▶ INFORMATION SHOWN
========================================

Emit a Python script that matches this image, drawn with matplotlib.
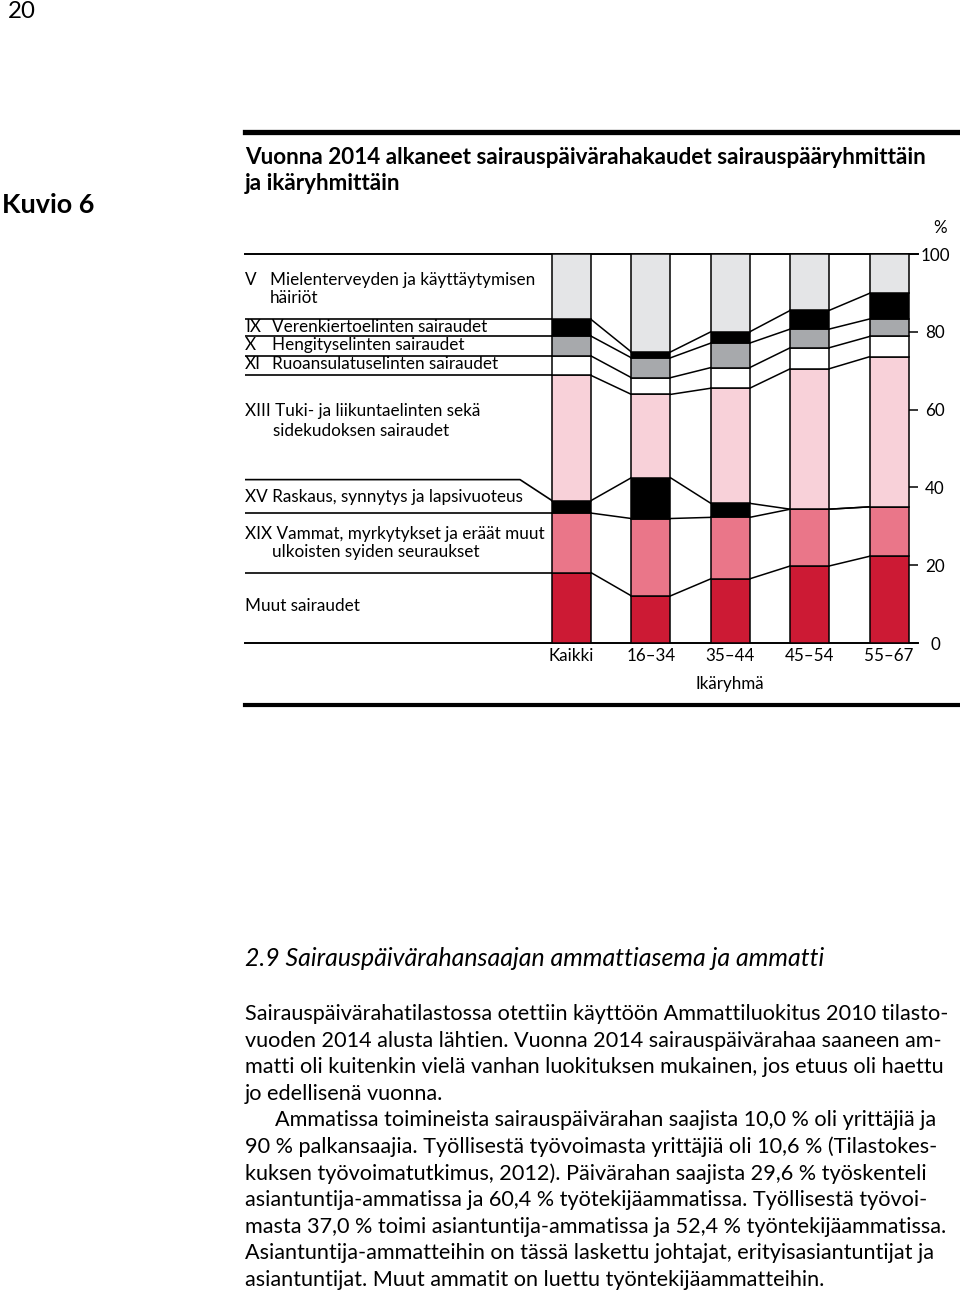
import numpy as np
import matplotlib
matplotlib.use("Agg")
import matplotlib.pyplot as plt
import matplotlib.transforms as mtransforms

# age groups and disease group shares (%), bottom -> top
groups = ["Kaikki", "16\u201334", "35\u201344", "45\u201354", "55\u201367"]
muut = [18.1, 12.1, 16.5, 19.8, 22.3]
xix = [15.3, 19.9, 15.8, 14.6, 12.7]
xv = [3.2, 10.5, 3.6, 0.0, 0.0]
xiii = [32.2, 21.4, 29.6, 36.1, 38.6]
xi = [5.0, 4.3, 5.3, 5.4, 5.2]
x_resp = [5.1, 5.1, 6.3, 4.8, 4.5]
ix = [4.3, 1.5, 2.9, 4.8, 6.6]
v = [16.8, 25.2, 20.0, 14.5, 10.1]

series = [muut, xix, xv, xiii, xi, x_resp, ix, v]
colors = ["#cc1a34", "#ea7689", "#000000", "#f8d1d9", "#ffffff", "#a7a9ac", "#000000", "#e4e5e7"]

yticks = [0, 20, 40, 60, 80, 100]

plt.rcParams['font.family'] = ['Lato', 'DejaVu Sans']

W, H = 960, 1296
fig = plt.figure(figsize=(W / 100, H / 100), dpi=100)
renderer = fig.canvas.get_renderer()


def fx(px):
    return px / W


def fy(py):
    return 1 - py / H


def pt(px):
    return px * 0.72


def fit_size(s, target_px, **kw):
    # font size (pt) that makes text s about target_px wide
    t = fig.text(0, 0, s, fontsize=10, **kw)
    wpx = t.get_window_extent(renderer).width
    t.remove()
    return 10 * target_px / wpx


# chart axes: y 0..100 maps to pixel rows 643..254, bars spaced 79.4 px
step = 79.4
c0 = 571.5
left_px, right_px = 245, 918
ax = fig.add_axes([fx(left_px), fy(643), (right_px - left_px) / W, (643 - 254) / H])
ax.set_xlim((left_px - c0) / step, (right_px - c0) / step)
ax.set_ylim(0, 100)

w = 0.49
xs = np.arange(len(groups))
data = np.array(series)
cum = np.vstack([np.zeros(len(groups)), np.cumsum(data, axis=0)])

for k, vals in enumerate(data):
    ax.bar(xs, vals, bottom=cum[k], width=w, color=colors[k],
           edgecolor="black", linewidth=1.1, zorder=3)

# connector lines between neighbouring bars
for k in range(1, len(series)):
    for i in range(len(groups) - 1):
        ax.plot([xs[i] + w / 2, xs[i + 1] - w / 2], [cum[k][i], cum[k][i + 1]],
                color="black", lw=1.1, zorder=2)

# legend guide lines from the left
xl = ax.get_xlim()[0]
for k in [1, 2, 4, 5, 6, 7]:
    ax.plot([xl, -w / 2], [cum[k][0], cum[k][0]], color="black", lw=1.2, zorder=2)
# XV: bent line
xv_level = 42.0
ax.plot([xl, (520 - c0) / step, -w / 2], [xv_level, xv_level, cum[3][0]],
        color="black", lw=1.2, zorder=2)

for s in ["left", "right"]:
    ax.spines[s].set_visible(False)
for s in ["top", "bottom"]:
    ax.spines[s].set_linewidth(1.4)
ax.set_facecolor("none")

ax.set_xticks(xs)
ax.set_xticklabels(groups, fontsize=pt(17))
ax.tick_params(axis="x", length=0, pad=pt(5))

ax.yaxis.tick_right()
ax.set_yticks(yticks)
ax.set_yticklabels([str(t) for t in yticks], fontsize=pt(17))
ax.tick_params(axis="y", direction="in", length=pt(10), width=1.1, pad=pt(17))
for lab in ax.get_yticklabels():
    lab.set_ha("center")

trans = mtransforms.blended_transform_factory(ax.transData, ax.transAxes)
ax.text(2, -0.105, "Ik\u00e4ryhm\u00e4", transform=trans, ha="center", va="center",
        fontsize=pt(17))

# legend labels
lab_fs = fit_size("Mielenterveyden ja k\u00e4ytt\u00e4ytymisen", 264)
legend_items = [
    (245, 280, "V"), (270, 280, "Mielenterveyden ja k\u00e4ytt\u00e4ytymisen"),
    (270, 298, "h\u00e4iri\u00f6t"),
    (245, 327, "IX"), (272, 327, "Verenkiertoelinten sairaudet"),
    (245, 345, "X"), (272, 345, "Hengityselinten sairaudet"),
    (245, 364, "XI"), (272, 364, "Ruoansulatuselinten sairaudet"),
    (245, 411, "XIII Tuki- ja liikuntaelinten sek\u00e4"),
    (273, 431, "sidekudoksen sairaudet"),
    (245, 497, "XV Raskaus, synnytys ja lapsivuoteus"),
    (245, 534, "XIX Vammat, myrkytykset ja er\u00e4\u00e4t muut"),
    (272, 552, "ulkoisten syiden seuraukset"),
    (245, 606, "Muut sairaudet"),
]
for px, py, s in legend_items:
    fig.text(fx(px), fy(py), s, ha="left", va="center", fontsize=lab_fs)

fig.text(fx(940), fy(228), "%", ha="center", va="center", fontsize=pt(17))

# header
fig.text(fx(8), fy(12), "20", ha="left", va="center", fontsize=pt(24))
fig.text(fx(2), fy(205), "Kuvio 6", ha="left", va="center", fontsize=pt(27),
         fontweight="bold")
title1 = "Vuonna 2014 alkaneet sairausp\u00e4iv\u00e4rahakaudet sairausp\u00e4\u00e4ryhmitt\u00e4in"
title_fs = fit_size(title1, 683, fontweight="bold")
fig.text(fx(245), fy(158), title1, ha="left", va="center", fontsize=title_fs,
         fontweight="bold")
fig.text(fx(245), fy(183), "ja ik\u00e4ryhmitt\u00e4in", ha="left", va="center",
         fontsize=title_fs, fontweight="bold")

fig.add_artist(plt.Line2D([fx(245), 1], [fy(132), fy(132)], color="black", lw=3.8))
fig.add_artist(plt.Line2D([fx(245), 1], [fy(705), fy(705)], color="black", lw=3.0))

# section text below
heading = "2.9 Sairausp\u00e4iv\u00e4rahansaajan ammattiasema ja ammatti"
head_fs = fit_size(heading, 577, fontstyle="italic")
fig.text(fx(245), fy(958), heading, ha="left", va="center", fontsize=head_fs,
         fontstyle="italic")

body = [
    (245, "Sairausp\u00e4iv\u00e4rahatilastossa otettiin k\u00e4ytt\u00f6\u00f6n Ammattiluokitus 2010 tilasto-"),
    (245, "vuoden 2014 alusta l\u00e4htien. Vuonna 2014 sairausp\u00e4iv\u00e4rahaa saaneen am-"),
    (245, "matti oli kuitenkin viel\u00e4 vanhan luokituksen mukainen, jos etuus oli haettu"),
    (245, "jo edellisen\u00e4 vuonna."),
    (275, "Ammatissa toimineista sairausp\u00e4iv\u00e4rahan saajista 10,0 % oli yritt\u00e4ji\u00e4 ja"),
    (245, "90 % palkansaajia. Ty\u00f6llisest\u00e4 ty\u00f6voimasta yritt\u00e4ji\u00e4 oli 10,6 % (Tilastokes-"),
    (245, "kuksen ty\u00f6voimatutkimus, 2012). P\u00e4iv\u00e4rahan saajista 29,6 % ty\u00f6skenteli"),
    (245, "asiantuntija-ammatissa ja 60,4 % ty\u00f6tekij\u00e4ammatissa. Ty\u00f6llisest\u00e4 ty\u00f6voi-"),
    (245, "masta 37,0 % toimi asiantuntija-ammatissa ja 52,4 % ty\u00f6ntekij\u00e4ammatissa."),
    (245, "Asiantuntija-ammatteihin on t\u00e4ss\u00e4 laskettu johtajat, erityisasiantuntijat ja"),
    (245, "asiantuntijat. Muut ammatit on luettu ty\u00f6ntekij\u00e4ammatteihin."),
]
body_fs = fit_size(body[0][1], 705)
y0 = 1014
for n, (px, s) in enumerate(body):
    fig.text(fx(px), fy(y0 + n * 26.6), s, ha="left", va="center", fontsize=body_fs)

fig.savefig("out.png", dpi=100, facecolor="white")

========================================

▶ WRITTEN REQUEST
Give again, word for word, every line from the top of the data through the line with "import matplotlib.transforms as mtransforms", both ends included, and exclude the pictures.

▶ SOLUTION TO THIS TASK
Emit a Python script that matches this image, drawn with matplotlib.
import numpy as np
import matplotlib
matplotlib.use("Agg")
import matplotlib.pyplot as plt
import matplotlib.transforms as mtransforms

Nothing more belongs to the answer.